Cloud-based speech-to-text services are convenient, but they often have file size limits, lack transparency for reproducible research, and can pose privacy risks under regulations like GDPR. To address these limitations, this project introduces a production-ready, local transcription workflow using OpenAI's Whisper models. This self-contained system ensures complete data sovereignty and is designed for scalability, supporting batch operations on high-performance computing (HPC) clusters with GPU acceleration. The workflow includes advanced quality control, such as algorithms to detect and remove AI-generated repetitions, context-aware name masking for privacy, speaker diarisation, and a flexible audio enhancement pipeline. Implemented as a single Python script, this system offers a robust, reproducible, and secure alternative for academic and enterprise transcription.
If you use this workflow in your research, please cite:
Bernabeu, P. (2025).

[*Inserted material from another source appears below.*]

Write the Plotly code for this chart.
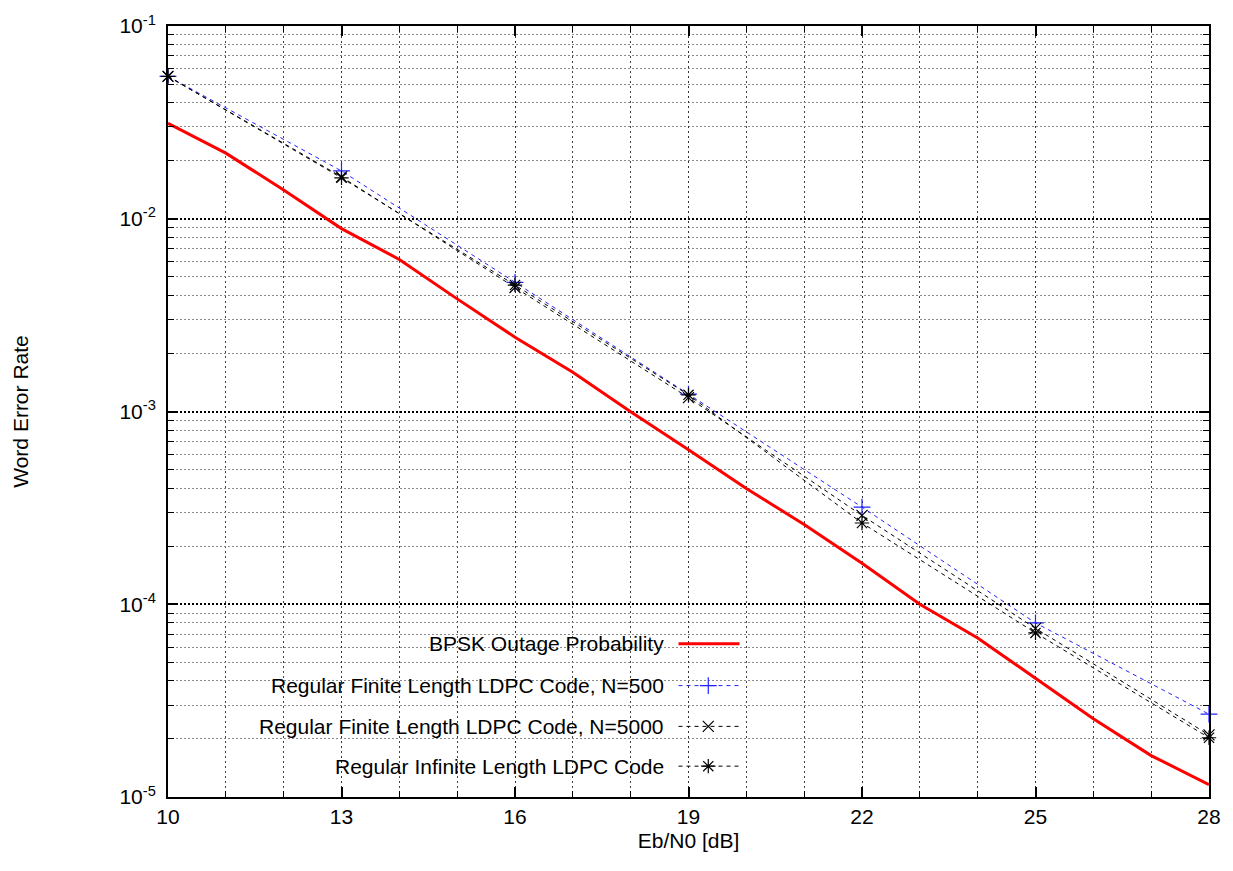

Secure and scalable speech transcription for local and HPC (Version 1.0.0) [Computer software]. Zenodo. https://doi.org/10.5281/zenodo.17624830
The recommended BibTeX entry is:
@misc{secure_local_HPC_speech_transcription,
author = {Bernabeu, Pablo},
title = {Secure and scalable speech transcription for local and {HPC}},
year = {2025},
publisher = {Zenodo},
version = {1.0.0},
doi = {10.5281/zenodo.17624830},
url = {https://doi.org/10.5281/zenodo.17624830}
}